Randy Bryce, known by his nickname as the “Iron 'Stache,” is a Wisconsin ironworker who plans to run against House Speaker Paul Ryan in the 2018 midterm elections. It's an uphill climb, given Ryan's fundraising prowess, name recognition and strong electoral history. Bryce gained the public’s attention recently, however, when he released a new ad saying, “Let’s trade places: Paul Ryan, you can come work the iron and I’ll go to D.C.” Bryce joined Salon Talks to discuss one of his core issues: American jobs.
Is job automation due to politicians not doing enough? Or just inevitable structural changes in the American economy?
Paul Ryan has not seen a trade deal that he hasn’t loved, that he hasn’t signed. I see that as a problem. I’m glad TPP didn’t pass. I never thought NAFTA should have passed.
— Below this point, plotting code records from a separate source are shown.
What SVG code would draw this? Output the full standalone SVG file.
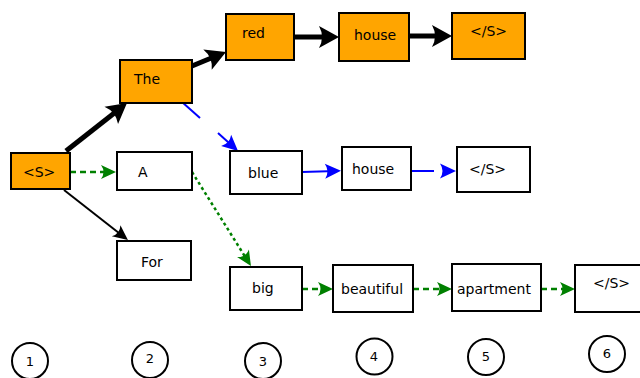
<svg xmlns="http://www.w3.org/2000/svg" width="640" height="378" viewBox="0 0 640 378">
  <style>
    .box { stroke: #000; stroke-width: 2; }
    .best { fill: #FFA500; }
    .alt { fill: #FFFFFF; }
    .lbl { font-family: "DejaVu Sans", Verdana, sans-serif; font-size: 14px; fill: #000; }
    .num { font-family: "DejaVu Sans", Verdana, sans-serif; font-size: 13px; fill: #000; text-anchor: middle; }
    .step { fill: none; stroke: #000; stroke-width: 2; }
    .e-best { fill: none; stroke: #000; stroke-width: 5; marker-end: url(#head-best); }
    .e-black { fill: none; stroke: #000; stroke-width: 2; marker-end: url(#head-black); }
    .e-blue { fill: none; stroke: #0000FF; stroke-width: 2; }
    .e-blue.tip { marker-end: url(#head-blue); }
    .e-green { fill: none; stroke: #008000; stroke-width: 2.5; stroke-dasharray: 6 4; marker-end: url(#head-green); }
    .e-dot { fill: none; stroke: #008000; stroke-width: 2.5; stroke-dasharray: 3 3; marker-end: url(#head-green); }
  </style>
  <defs>
    <!-- concave arrowheads; tip sits a little past the end of the line -->
    <marker id="head-best" markerUnits="userSpaceOnUse" orient="auto" refX="0" refY="0" markerWidth="40" markerHeight="40" viewBox="-20 -20 40 40" overflow="visible">
      <path d="M8,0 L-12,-11 Q-6,0 -12,11 Z" fill="#000"/>
    </marker>
    <marker id="head-black" markerUnits="userSpaceOnUse" orient="auto" refX="0" refY="0" markerWidth="40" markerHeight="40" viewBox="-20 -20 40 40" overflow="visible">
      <path d="M5,0 L-10,-7 Q-5,0 -10,7 Z" fill="#000"/>
    </marker>
    <marker id="head-blue" markerUnits="userSpaceOnUse" orient="auto" refX="0" refY="0" markerWidth="40" markerHeight="40" viewBox="-20 -20 40 40" overflow="visible">
      <path d="M5,0 L-11,-7.5 Q-6,0 -11,7.5 Z" fill="#0000FF"/>
    </marker>
    <marker id="head-green" markerUnits="userSpaceOnUse" orient="auto" refX="0" refY="0" markerWidth="40" markerHeight="40" viewBox="-20 -20 40 40" overflow="visible">
      <path d="M5,0 L-10,-7 Q-5,0 -10,7 Z" fill="#008000"/>
    </marker>
  </defs>

  <g id="connectors">
    <!-- best path -->
    <line class="e-best" x1="66" y1="151" x2="120.7" y2="108"/>
    <line class="e-best" x1="192" y1="66" x2="218.6" y2="55"/>
    <line class="e-best" x1="294" y1="37" x2="331" y2="37"/>
    <line class="e-best" x1="409" y1="36" x2="444" y2="36"/>
    <!-- second path -->
    <line class="e-blue" x1="182" y1="102" x2="200" y2="118"/>
    <line class="e-blue tip" x1="218" y1="133" x2="234.3" y2="147.7"/>
    <line class="e-blue tip" x1="302" y1="172" x2="336" y2="171"/>
    <line class="e-blue" x1="411" y1="171" x2="434" y2="171"/>
    <line class="e-blue tip" x1="446" y1="171" x2="451" y2="171"/>
    <!-- third path -->
    <line class="e-green" x1="70" y1="172" x2="111" y2="172"/>
    <line class="e-dot" x1="192" y1="172" x2="248.3" y2="261.8"/>
    <line class="e-green" x1="302" y1="289" x2="328" y2="289"/>
    <line class="e-green" x1="413" y1="289" x2="447" y2="289"/>
    <line class="e-green" x1="541" y1="289" x2="570" y2="289"/>
    <!-- other branch -->
    <line class="e-black" x1="64" y1="190" x2="124" y2="237"/>
  </g>

  <g id="n-start"><rect class="box best" x="11" y="153" width="59" height="36"/><text class="lbl" x="23" y="177">&lt;S&gt;</text></g>
  <g id="n-the"><rect class="box best" x="120" y="60" width="72" height="43"/><text class="lbl" x="134" y="84">The</text></g>
  <g id="n-red"><rect class="box best" x="226" y="14" width="68" height="46"/><text class="lbl" x="242" y="38">red</text></g>
  <g id="n-house1"><rect class="box best" x="339" y="13" width="70" height="48"/><text class="lbl" x="354" y="40">house</text></g>
  <g id="n-end1"><rect class="box best" x="452" y="13" width="73" height="46"/><text class="lbl" x="470" y="36">&lt;/S&gt;</text></g>

  <g id="n-a"><rect class="box alt" x="117" y="152" width="75" height="38"/><text class="lbl" x="138" y="177">A</text></g>
  <g id="n-blue"><rect class="box alt" x="230" y="151" width="72" height="43"/><text class="lbl" x="248" y="178">blue</text></g>
  <g id="n-house2"><rect class="box alt" x="342" y="147" width="69" height="43"/><text class="lbl" x="352" y="174">house</text></g>
  <g id="n-end2"><rect class="box alt" x="457" y="147" width="73" height="45"/><text class="lbl" x="469" y="174">&lt;/S&gt;</text></g>

  <g id="n-for"><rect class="box alt" x="117" y="241" width="74" height="39"/><text class="lbl" x="141" y="267">For</text></g>
  <g id="n-big"><rect class="box alt" x="230" y="267" width="72" height="43"/><text class="lbl" x="252" y="293">big</text></g>
  <g id="n-beautiful"><rect class="box alt" x="333" y="265" width="80" height="47"/><text class="lbl" x="341" y="294">beautiful</text></g>
  <g id="n-apartment"><rect class="box alt" x="452" y="264" width="89" height="47"/><text class="lbl" x="457" y="294">apartment</text></g>
  <g id="n-end3"><rect class="box alt" x="575" y="265" width="66" height="47"/><text class="lbl" x="593" y="288">&lt;/S&gt;</text></g>

  <g id="steps">
    <g id="step-1"><circle class="step" cx="30" cy="361" r="18"/><text class="num" x="30" y="366">1</text></g>
    <g id="step-2"><circle class="step" cx="150" cy="360" r="18"/><text class="num" x="150" y="363">2</text></g>
    <g id="step-3"><circle class="step" cx="263" cy="361" r="18"/><text class="num" x="263" y="366">3</text></g>
    <g id="step-4"><circle class="step" cx="374.5" cy="356.5" r="18"/><text class="num" x="374" y="361">4</text></g>
    <g id="step-5"><circle class="step" cx="486" cy="357" r="18"/><text class="num" x="486" y="361">5</text></g>
    <g id="step-6"><circle class="step" cx="607" cy="354" r="18"/><text class="num" x="607" y="358">6</text></g>
  </g>
</svg>
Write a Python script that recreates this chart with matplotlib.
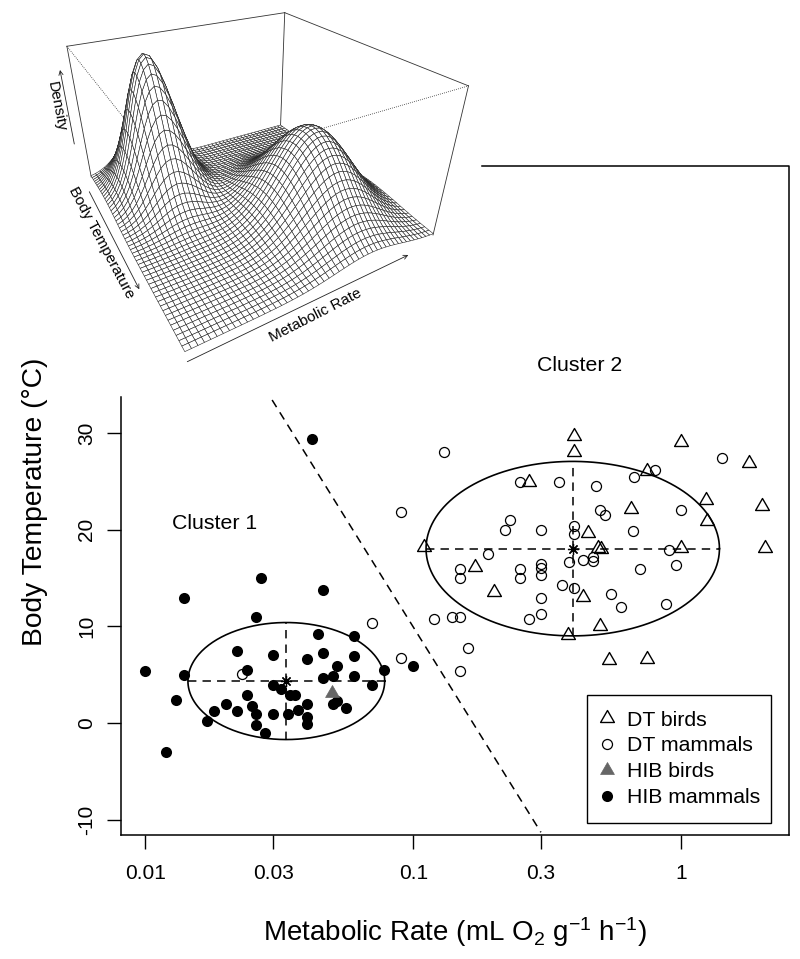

I’m opposed to those kinds of trade deals that don’t benefit American workers. It’s an issue -- we need to evolve, we need to worry. Automation is a big reason why jobs leave. But there’s other factors.
But don’t trade deals help American workers by producing low-cost, price-competitive goods like televisions and refrigerators?
If we buy things that are made by our [American] neighbors, that makes sure that they have jobs. And if we pay them decent money -- family-living wages -- they’re going to have money to spend. They're not going to be scraping together just to pay their rent or just to pay bills. I mean, most people are two paychecks away from living on the streets and you’re talking about TVs. I’d love to see everybody have big TVs, but they’re not going to be able to unless they can afford them.
Your rhetoric sometimes sounds similar to the president's, or at least to things he said on the campaign trail. Do you agree with Donald Trump?
I think Donald Trump claims to agree with me -- that we need to use American products in things that we build … he hasn’t pulled through on that … Trump promised he was going to use American steel on projects and he hasn’t pulled through. It sounded good when he was running for president, but the people in Washington aren't doing enough to help American workers.